The current difficulty arises in part from efforts to focus on the best interests of the children by protecting them in ORR care. However, funding and infrastructure have not increased quickly enough to meet the changing reality. The temporary shelter in Nogales is not accepting civilian donations. However, the organizations that support medium-term situations for these children, such as the USCCB or many local shelters do accept donations and concerned individuals can direct their resources to those organizations. For families especially compelled by this crisis and the situation of these children, there is an ever-expanding need for foster families to receive them while they are processed. A friend of mine who came unaccompanied to the US and ended up obtaining Special Immigrant Juvenile Status describes his foster family as the first time that he experienced the caring that a family could provide.
Efforts to protect the children cannot be limited to the US. The unaccompanied minors who make it to the border have already suffered a long journey fraught with danger and as a result of violence in their home countries.

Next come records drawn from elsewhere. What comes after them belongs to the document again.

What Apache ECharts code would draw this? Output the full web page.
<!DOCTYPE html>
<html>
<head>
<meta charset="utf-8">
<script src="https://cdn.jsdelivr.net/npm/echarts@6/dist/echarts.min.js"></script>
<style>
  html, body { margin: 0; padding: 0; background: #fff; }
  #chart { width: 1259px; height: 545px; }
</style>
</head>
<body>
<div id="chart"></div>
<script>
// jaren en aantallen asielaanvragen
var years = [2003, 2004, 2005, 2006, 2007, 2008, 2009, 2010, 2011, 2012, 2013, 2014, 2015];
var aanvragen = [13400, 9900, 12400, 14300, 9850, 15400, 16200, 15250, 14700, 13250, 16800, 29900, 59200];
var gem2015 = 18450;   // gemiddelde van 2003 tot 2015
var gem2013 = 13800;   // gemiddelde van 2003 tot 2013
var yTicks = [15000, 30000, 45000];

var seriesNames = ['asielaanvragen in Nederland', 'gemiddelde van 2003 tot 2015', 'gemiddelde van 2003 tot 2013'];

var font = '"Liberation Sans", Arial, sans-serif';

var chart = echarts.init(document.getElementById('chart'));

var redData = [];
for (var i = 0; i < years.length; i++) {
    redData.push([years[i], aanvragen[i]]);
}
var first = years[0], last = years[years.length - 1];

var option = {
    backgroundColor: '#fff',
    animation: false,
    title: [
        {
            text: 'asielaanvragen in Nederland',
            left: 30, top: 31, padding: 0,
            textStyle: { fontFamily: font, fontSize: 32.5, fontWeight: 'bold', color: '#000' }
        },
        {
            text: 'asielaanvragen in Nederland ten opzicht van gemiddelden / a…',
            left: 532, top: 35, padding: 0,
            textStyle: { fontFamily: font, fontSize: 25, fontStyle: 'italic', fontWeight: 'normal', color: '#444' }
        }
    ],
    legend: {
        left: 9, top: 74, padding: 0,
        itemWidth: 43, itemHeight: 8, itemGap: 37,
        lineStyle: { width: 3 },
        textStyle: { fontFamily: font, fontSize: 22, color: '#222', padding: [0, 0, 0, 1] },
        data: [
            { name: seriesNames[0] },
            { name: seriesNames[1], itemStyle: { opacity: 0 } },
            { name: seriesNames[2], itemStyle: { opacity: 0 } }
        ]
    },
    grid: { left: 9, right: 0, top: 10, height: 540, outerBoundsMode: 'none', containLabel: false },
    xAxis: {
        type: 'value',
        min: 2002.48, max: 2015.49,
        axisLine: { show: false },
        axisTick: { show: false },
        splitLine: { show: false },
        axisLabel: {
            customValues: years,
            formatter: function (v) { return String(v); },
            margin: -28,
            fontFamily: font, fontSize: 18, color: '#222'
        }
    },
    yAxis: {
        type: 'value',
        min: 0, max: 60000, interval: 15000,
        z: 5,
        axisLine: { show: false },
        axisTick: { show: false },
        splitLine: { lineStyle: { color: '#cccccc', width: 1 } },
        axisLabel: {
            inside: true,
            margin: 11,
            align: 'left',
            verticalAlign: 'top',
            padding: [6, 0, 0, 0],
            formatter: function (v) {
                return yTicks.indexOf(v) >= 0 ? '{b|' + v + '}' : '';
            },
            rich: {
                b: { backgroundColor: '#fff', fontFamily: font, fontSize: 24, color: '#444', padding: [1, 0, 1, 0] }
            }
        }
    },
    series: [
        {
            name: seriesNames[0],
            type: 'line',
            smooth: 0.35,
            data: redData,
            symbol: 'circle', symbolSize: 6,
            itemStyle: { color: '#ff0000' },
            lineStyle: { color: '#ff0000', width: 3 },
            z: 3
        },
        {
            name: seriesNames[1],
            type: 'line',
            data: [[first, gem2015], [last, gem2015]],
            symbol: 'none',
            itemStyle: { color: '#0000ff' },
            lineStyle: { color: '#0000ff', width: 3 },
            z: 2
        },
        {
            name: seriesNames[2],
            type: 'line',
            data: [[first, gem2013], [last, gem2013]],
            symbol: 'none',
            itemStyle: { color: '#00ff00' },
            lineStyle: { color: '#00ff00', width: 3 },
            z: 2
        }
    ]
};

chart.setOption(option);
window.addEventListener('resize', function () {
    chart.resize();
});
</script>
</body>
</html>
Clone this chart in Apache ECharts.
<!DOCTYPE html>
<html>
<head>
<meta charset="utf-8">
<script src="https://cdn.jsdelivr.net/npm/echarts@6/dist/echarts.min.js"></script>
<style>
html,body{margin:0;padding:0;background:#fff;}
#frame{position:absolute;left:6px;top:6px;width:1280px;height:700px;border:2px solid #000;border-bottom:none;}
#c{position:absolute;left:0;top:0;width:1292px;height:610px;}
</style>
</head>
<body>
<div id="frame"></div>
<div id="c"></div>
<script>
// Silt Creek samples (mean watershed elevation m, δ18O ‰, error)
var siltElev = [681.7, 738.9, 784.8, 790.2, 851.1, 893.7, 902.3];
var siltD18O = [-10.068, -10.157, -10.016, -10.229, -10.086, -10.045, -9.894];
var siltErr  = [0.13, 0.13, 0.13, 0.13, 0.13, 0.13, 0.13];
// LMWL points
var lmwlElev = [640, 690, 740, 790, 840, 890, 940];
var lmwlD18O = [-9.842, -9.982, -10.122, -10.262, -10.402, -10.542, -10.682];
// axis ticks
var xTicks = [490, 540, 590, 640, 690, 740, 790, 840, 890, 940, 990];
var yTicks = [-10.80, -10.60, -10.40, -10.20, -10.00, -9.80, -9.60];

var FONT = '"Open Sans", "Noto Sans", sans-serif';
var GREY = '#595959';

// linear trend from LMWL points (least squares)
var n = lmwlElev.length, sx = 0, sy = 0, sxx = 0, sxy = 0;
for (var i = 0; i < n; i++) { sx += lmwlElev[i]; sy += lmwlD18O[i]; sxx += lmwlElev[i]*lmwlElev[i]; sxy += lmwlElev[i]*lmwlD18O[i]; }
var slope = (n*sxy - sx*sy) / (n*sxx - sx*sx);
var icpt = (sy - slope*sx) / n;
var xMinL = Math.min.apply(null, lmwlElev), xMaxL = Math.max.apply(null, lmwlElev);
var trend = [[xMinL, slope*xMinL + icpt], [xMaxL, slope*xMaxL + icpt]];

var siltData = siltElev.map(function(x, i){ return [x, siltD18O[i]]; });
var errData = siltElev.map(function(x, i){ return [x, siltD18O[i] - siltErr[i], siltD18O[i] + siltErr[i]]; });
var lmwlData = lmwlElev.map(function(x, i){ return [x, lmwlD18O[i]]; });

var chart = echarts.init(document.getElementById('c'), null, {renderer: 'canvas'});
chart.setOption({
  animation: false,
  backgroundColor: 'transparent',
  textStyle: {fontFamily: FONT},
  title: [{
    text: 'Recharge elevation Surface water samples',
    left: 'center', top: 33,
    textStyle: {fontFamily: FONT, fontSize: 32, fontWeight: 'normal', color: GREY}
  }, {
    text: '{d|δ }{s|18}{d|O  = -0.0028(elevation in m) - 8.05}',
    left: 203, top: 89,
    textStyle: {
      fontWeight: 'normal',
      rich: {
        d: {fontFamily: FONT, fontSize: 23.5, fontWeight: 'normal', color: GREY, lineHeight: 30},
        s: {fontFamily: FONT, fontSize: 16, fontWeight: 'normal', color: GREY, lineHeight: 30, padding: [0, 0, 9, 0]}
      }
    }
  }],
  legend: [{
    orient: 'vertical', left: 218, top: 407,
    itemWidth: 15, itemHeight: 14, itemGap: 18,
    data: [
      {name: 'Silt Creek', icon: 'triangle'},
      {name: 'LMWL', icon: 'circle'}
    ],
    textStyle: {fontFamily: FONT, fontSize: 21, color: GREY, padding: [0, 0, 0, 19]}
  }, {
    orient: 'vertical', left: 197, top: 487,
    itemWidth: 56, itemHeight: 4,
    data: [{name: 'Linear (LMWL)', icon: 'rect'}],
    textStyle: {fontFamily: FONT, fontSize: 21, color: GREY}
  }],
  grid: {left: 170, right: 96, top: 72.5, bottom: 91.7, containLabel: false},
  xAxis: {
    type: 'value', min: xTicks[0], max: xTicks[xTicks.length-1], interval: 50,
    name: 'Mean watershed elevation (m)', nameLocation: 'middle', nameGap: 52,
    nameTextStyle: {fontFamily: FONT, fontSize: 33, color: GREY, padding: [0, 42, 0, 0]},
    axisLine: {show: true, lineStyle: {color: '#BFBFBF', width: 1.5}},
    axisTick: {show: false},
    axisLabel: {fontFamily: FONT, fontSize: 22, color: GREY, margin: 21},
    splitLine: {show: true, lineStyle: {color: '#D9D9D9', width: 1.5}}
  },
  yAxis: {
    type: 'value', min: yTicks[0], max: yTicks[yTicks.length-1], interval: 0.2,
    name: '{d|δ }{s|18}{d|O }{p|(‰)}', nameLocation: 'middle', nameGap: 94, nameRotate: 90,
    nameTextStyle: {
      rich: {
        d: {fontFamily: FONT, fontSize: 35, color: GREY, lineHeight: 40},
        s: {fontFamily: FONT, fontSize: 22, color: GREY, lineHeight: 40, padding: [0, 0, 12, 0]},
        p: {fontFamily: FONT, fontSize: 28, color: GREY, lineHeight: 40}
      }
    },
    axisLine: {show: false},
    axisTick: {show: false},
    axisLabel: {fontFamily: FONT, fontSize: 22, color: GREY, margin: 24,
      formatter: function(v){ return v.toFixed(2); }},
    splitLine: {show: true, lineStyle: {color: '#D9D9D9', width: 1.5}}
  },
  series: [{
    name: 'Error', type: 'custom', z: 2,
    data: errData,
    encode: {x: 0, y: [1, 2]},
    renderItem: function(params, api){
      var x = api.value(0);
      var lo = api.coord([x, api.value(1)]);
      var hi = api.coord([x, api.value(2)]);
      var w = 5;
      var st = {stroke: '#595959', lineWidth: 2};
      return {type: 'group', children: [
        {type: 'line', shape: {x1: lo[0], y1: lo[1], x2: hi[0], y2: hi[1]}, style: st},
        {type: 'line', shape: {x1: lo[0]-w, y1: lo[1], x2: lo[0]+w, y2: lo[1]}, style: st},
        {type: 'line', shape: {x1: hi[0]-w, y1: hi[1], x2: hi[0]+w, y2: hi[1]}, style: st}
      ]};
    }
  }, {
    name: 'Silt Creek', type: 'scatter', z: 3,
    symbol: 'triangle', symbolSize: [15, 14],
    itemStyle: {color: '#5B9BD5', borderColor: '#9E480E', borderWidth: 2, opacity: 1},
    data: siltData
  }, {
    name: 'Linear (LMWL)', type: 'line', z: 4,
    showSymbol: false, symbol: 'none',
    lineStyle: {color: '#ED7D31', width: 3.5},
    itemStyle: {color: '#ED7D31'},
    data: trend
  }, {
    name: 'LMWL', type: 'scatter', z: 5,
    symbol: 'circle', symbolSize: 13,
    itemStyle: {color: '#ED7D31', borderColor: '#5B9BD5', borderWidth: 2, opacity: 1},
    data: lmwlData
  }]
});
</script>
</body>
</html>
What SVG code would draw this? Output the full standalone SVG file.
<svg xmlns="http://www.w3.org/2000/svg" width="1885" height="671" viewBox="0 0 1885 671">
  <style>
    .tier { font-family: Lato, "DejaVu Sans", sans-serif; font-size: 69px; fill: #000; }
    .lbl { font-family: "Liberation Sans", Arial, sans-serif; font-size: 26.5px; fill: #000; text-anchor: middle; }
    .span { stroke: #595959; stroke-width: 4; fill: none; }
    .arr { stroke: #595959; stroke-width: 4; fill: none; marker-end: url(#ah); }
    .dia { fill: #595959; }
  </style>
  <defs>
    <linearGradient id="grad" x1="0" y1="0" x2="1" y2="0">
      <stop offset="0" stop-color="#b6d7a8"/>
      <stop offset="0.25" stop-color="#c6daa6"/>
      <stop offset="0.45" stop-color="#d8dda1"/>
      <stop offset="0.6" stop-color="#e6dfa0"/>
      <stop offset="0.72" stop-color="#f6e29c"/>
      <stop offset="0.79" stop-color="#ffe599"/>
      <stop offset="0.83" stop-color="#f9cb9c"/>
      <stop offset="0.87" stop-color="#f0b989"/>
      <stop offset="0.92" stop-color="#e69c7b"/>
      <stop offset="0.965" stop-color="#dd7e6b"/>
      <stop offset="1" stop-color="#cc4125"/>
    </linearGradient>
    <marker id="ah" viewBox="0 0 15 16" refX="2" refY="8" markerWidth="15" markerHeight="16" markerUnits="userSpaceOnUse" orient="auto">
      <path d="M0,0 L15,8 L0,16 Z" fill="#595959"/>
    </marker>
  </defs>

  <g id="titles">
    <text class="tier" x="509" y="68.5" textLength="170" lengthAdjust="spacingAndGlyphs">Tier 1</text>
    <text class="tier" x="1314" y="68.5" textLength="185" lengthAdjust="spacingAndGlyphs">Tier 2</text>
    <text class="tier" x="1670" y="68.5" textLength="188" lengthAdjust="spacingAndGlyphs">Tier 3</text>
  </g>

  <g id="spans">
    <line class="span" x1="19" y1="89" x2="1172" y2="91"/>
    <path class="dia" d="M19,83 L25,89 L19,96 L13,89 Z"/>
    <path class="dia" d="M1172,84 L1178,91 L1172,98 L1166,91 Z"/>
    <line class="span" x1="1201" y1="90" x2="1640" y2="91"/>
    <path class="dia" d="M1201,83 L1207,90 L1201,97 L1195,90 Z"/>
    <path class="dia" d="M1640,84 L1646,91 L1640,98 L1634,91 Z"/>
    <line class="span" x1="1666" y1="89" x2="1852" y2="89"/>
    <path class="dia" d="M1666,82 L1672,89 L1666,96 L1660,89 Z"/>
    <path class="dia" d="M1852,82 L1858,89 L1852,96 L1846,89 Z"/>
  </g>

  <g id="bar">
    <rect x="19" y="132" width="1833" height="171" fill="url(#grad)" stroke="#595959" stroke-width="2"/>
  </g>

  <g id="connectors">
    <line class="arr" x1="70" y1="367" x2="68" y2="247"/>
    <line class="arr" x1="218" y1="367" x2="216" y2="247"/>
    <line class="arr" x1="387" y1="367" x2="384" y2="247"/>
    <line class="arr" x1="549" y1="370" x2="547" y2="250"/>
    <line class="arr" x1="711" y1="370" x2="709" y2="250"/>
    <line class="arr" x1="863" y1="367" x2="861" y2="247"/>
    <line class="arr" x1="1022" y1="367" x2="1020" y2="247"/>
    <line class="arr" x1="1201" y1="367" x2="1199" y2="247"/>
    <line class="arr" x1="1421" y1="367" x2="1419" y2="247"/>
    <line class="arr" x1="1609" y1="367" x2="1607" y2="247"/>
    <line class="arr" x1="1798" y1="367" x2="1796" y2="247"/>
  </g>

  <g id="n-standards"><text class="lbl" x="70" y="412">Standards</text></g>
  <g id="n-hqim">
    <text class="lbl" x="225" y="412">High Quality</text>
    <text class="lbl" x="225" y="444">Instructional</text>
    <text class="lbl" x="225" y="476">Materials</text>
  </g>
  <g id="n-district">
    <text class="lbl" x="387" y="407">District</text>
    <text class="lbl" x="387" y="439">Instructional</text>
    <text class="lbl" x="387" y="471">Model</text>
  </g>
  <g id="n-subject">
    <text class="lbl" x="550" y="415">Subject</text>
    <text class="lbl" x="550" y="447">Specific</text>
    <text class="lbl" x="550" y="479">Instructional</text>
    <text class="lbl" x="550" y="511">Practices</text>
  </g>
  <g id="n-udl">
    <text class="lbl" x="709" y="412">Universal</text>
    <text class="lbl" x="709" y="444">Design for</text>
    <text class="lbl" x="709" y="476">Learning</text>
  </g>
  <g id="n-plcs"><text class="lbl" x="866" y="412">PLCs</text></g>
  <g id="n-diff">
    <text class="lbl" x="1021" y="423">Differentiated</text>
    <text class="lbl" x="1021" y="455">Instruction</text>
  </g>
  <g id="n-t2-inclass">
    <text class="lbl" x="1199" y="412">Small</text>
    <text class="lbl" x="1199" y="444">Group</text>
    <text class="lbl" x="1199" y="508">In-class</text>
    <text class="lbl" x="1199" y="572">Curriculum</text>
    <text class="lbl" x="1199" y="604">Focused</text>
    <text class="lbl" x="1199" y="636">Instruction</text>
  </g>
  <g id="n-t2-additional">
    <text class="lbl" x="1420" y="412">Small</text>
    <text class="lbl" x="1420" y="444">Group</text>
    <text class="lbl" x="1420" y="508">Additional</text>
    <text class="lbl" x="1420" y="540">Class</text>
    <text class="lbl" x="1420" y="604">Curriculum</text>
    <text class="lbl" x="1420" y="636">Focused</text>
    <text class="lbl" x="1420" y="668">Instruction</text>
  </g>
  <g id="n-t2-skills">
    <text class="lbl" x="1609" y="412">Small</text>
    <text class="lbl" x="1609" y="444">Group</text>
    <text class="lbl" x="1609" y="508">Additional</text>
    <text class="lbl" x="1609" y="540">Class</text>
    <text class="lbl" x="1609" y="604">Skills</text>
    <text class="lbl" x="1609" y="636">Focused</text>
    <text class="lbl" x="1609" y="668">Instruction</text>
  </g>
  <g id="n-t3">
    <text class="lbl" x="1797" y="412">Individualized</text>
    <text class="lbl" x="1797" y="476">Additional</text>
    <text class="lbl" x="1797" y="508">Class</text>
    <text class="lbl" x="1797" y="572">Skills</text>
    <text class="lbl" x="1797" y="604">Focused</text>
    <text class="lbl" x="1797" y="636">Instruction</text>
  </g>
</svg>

More must be done to promote the rule of law in Central America and protect youth from violence and gang recruitment to protect their right to not migrate. As individuals, we can support organizations in Central America that specifically work with at-risk kids, such as the Micah Project for urban kids caught up in drug abuse.
This particular issue, and the struggles of immigrants and refugees across the globe, will last much longer than the media attention paid to it. The question is whether we as individuals and a society can commit to long-term and complex solutions.